La casa degli sguardi di Luca Zingaretti_Al cinema dal 10 Aprile

“Montalbano, sono!”
Come non pensare al celeberrimo personaggio di Camilleri, guardando il debutto alla regia di Luca Zingaretti?
L’attore romano, come tanti colleghi, ha deciso che è arrivato il momento di passare dall’altra parte della cinepresa, e per farlo ha scelto di ispirarsi liberamente all’omonimo libro d’esordio del poeta e scrittore Daniele Mencarelli, edito da Mondadori nel 2018.
Una produzione Bibi Film e Clemart con RAI Cinema e la partecipazione della società di Zingaretti e Luisa Ranieri, nonché il tocco magico di Angelo Barbagallo, La casa degli sguardi, al cinema dal 10 Aprile, distribuito da Lucky Red, è un’opera prima che risente un po’ troppo delle frequentazioni televisive del suo autore.
Il ritmo narrativo è blando, i punti di svolta della vicenda non hanno la forza necessaria, la recitazione è spesso scolastica. Giustamente Zingaretti si affida alla freschezza dell’attore principale, il giovane Gianmarco Franchini già visto in Adagio, che mette la sua nervosa impulsività al servizio della storia.
Il ventenne Marco (Gianmarco Franchini), dopo la morte della madre e qualche delusione sentimentale, sembra inanellare un disastro dietro l’altro: dedito all’alcol, provoca un terribile incidente d’auto, poi scappa dall’ospedale dov’è ricoverato.
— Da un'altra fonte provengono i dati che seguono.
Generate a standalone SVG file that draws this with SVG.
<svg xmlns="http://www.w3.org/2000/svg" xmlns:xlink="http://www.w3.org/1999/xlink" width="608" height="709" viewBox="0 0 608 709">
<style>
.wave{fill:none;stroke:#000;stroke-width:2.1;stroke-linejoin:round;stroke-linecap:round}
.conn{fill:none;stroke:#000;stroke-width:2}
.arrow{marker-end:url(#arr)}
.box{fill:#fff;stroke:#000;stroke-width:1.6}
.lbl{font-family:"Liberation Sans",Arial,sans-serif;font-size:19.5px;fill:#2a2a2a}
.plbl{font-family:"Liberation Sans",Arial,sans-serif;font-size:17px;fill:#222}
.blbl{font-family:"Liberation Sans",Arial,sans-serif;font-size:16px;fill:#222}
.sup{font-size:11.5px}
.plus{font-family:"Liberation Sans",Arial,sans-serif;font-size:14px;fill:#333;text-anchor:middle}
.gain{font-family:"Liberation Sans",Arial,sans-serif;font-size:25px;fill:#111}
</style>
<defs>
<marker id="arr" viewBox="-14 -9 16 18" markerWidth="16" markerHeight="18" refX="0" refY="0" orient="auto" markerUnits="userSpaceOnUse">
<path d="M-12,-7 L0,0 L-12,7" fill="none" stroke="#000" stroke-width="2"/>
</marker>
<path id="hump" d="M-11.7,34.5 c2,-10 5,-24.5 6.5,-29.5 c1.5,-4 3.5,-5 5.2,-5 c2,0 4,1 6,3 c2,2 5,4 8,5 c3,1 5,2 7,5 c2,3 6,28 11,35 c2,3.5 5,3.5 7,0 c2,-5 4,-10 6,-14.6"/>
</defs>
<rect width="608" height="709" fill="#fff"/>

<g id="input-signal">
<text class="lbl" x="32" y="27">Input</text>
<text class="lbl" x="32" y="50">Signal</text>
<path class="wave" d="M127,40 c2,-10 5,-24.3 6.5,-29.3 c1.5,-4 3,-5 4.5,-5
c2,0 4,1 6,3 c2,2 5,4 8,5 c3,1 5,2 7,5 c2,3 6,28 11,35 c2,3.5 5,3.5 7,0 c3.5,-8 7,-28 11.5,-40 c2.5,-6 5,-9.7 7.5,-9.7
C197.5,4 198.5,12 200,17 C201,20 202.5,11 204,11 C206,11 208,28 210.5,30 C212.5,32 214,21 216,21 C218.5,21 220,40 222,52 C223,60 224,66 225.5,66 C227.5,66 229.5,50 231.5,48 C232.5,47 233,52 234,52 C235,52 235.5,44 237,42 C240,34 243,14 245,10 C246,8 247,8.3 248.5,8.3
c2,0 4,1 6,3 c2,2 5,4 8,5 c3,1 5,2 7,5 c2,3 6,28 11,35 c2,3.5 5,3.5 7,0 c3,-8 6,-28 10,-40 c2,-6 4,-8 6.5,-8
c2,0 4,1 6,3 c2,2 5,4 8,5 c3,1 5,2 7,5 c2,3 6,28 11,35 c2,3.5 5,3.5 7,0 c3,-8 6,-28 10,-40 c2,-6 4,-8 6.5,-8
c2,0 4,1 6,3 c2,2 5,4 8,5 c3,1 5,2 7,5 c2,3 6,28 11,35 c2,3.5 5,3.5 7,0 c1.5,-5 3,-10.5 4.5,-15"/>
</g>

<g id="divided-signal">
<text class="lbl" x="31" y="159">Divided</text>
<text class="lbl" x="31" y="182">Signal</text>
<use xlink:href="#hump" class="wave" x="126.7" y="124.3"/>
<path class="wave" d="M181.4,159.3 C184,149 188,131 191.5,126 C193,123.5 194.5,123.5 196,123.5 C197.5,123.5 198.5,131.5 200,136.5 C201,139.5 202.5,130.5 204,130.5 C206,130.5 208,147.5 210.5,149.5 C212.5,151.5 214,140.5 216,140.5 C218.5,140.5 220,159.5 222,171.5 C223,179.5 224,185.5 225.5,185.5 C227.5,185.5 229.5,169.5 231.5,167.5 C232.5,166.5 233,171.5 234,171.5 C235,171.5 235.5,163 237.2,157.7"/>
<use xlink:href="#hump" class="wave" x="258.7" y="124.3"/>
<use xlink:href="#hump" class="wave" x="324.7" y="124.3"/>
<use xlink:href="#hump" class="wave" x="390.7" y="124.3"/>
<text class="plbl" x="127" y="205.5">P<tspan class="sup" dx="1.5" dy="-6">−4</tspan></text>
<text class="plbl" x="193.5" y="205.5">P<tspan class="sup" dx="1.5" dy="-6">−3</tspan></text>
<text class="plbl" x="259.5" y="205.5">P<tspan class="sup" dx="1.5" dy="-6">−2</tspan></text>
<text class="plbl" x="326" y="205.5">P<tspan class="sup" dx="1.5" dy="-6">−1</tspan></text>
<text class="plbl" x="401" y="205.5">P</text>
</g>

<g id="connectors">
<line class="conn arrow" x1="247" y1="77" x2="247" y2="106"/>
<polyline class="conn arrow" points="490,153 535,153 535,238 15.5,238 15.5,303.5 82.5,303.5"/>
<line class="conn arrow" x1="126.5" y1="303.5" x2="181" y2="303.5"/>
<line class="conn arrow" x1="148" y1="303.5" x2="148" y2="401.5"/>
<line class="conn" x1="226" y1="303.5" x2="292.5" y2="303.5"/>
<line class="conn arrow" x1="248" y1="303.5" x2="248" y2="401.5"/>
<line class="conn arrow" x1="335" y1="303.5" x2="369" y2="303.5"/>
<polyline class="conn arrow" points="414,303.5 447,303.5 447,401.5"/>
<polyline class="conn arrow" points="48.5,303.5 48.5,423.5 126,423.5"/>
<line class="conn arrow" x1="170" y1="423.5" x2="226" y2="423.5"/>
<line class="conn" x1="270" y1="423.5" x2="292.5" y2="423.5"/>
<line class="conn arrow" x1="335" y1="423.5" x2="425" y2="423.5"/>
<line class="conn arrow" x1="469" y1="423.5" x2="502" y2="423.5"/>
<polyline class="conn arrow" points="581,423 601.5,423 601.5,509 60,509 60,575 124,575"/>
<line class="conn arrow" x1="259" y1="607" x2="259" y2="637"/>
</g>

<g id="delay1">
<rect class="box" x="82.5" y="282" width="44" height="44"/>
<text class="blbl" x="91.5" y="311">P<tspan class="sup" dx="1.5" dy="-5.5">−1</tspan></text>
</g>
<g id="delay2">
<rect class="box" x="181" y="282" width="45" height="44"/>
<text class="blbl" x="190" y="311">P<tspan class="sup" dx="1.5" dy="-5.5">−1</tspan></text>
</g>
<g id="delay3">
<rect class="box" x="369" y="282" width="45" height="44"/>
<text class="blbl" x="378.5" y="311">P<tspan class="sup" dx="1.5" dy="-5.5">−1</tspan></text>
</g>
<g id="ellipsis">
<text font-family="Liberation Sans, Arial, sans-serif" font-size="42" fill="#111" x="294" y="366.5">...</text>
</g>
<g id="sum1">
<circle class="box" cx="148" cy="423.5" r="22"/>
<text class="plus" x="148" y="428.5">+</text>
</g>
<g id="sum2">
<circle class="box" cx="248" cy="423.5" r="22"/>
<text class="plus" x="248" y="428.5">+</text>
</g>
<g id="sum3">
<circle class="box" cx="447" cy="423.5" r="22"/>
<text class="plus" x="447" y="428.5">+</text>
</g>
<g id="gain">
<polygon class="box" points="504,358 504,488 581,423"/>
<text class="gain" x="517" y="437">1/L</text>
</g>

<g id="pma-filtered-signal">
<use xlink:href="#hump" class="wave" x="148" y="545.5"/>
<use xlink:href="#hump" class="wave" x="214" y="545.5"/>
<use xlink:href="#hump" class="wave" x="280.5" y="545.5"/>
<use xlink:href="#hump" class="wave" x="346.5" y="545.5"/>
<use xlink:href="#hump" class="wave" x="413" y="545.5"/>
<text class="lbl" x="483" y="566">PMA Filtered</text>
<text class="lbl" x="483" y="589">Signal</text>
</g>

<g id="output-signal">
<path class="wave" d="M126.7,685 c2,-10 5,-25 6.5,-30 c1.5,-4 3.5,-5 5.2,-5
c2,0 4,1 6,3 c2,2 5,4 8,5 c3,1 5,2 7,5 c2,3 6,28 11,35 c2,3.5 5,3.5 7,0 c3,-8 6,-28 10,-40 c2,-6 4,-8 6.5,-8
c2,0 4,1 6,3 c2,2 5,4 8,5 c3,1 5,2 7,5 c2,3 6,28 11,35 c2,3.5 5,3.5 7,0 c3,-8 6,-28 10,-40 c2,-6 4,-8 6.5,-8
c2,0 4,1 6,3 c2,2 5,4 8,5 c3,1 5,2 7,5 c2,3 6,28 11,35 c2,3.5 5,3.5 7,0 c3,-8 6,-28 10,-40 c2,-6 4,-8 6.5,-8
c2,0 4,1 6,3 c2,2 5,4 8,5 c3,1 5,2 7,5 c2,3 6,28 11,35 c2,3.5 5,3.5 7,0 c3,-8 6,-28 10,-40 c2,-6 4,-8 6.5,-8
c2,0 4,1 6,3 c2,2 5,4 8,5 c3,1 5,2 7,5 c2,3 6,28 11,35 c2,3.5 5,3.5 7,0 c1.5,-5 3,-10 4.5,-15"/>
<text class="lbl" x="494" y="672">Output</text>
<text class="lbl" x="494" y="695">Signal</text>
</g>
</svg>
Gli trovano un lavoro nella cooperativa che fa le pulizie in un grande ospedale dove non sembra poter durare più di un paio di giorni.
Grazie alle cure premurose del padre (Zingaretti), il ragazzo trova faticosamente una sua strada di redenzione, passando attraverso le prove più dure: un lavoro arduo che gli farà scoprire la sofferenza più autentica ed ingiusta, quella dei bambini malati.
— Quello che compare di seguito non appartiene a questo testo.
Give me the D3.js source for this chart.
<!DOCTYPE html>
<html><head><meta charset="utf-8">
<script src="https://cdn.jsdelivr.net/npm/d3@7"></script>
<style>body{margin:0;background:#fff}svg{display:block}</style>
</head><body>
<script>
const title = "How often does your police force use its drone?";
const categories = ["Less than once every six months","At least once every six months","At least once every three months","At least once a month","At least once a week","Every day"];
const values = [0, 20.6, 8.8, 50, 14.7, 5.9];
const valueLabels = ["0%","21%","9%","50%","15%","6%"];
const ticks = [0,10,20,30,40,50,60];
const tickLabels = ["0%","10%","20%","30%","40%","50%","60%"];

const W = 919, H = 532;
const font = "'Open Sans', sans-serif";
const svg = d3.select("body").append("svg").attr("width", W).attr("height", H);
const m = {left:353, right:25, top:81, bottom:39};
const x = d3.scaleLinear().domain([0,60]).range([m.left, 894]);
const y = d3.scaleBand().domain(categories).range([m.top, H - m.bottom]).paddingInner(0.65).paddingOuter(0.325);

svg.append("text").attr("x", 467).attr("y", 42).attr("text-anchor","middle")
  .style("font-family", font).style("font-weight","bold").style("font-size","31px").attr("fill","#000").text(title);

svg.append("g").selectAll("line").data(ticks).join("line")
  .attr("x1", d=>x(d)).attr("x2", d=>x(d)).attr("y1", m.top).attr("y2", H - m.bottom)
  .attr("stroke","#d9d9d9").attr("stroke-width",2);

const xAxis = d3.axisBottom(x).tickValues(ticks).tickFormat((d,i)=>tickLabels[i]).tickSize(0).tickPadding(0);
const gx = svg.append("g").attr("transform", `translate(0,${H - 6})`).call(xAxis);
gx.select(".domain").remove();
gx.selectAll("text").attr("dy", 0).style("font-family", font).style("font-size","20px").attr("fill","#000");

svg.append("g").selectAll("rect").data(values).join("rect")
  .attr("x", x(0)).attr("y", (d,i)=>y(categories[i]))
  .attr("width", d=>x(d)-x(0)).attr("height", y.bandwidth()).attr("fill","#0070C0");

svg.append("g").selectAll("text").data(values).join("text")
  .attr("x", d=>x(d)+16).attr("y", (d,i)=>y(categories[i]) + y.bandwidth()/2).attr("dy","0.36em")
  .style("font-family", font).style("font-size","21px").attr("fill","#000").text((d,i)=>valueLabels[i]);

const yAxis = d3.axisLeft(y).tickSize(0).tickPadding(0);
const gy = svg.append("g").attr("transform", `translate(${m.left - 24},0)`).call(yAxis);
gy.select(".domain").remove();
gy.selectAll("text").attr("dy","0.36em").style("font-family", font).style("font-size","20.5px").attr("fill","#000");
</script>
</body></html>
La casa degli sguardi del titolo è, infatti, l’Ospedale Pediatrico Bambino Gesù, quella struttura ospedaliera dedicata a bambini e ragazzi che sorge sullo storico colle del Gianicolo, a Roma;
Daniele Mencarelli intendeva così riferirsi ad un luogo dove ciascuno viene messo a nudo nelle sue fragilità, a sua volta potendo guardare e riconoscere nell’altro le proprie debolezze.
Nel 2010, lo scrittore ha pubblicato il libro Bambino Gesù, nel quale ha affrontato i temi della malattia infantile che ha avuto modo di toccare con mano, durante l’esperienza lavorativa effettivamente svolta in quell’ospedale pediatrico.
Come scrive Zingaretti nelle sue note di regia, “È un film che parla del dolore, ma non in termini negativi, ma come ingrediente necessario per la felicità, perché dolore e gioia sono fatti della stessa materia. La casa degli sguardi è un film sulla poesia, sulla bellezza e sulla loro capacità salvifica. Un film che parla di genitori e figli e della capacità di stare, come atto di amore più puro.
È un film sull’amore e l’amicizia, che possono farti ritrovare la strada di casa. È un film sul lavoro, che radica e identifica, e sulle persone che lo nobilitano. Un film sulla vita, dove c’è sempre un motivo per resistere, sulla speranza e sulla capacità dell’uomo di risorgere. Il mio film è una casa di tanti sguardi che ho visto, sostenuto, evitato, adorato, temuto, sperato”.
Valori e idee forti, che richiedono qualcosa in più di un’adesione pedissequa ad un romanzo autobiografico – Mencarelli, romano, vive nella pittoresca cittadina di Ariccia, il cui spettacolare ponte imprime un certo senso di angoscia per il destino del giovane protagonista, vista la fama inquietante della struttura viaria.
Il neoregista ha scelto per il suo esordio una bella storia, largamente ispirata alle vicende narrate da uno scrittore che ha vissuto sulla propria pelle ciò di cui scrive; siamo sicuri che il suo secondo lungometraggio saprà fare tesoro delle imperfezioni del primo, senza “scantare di calarsi negli abissi dell’animo umano” (La paura di Montalbano).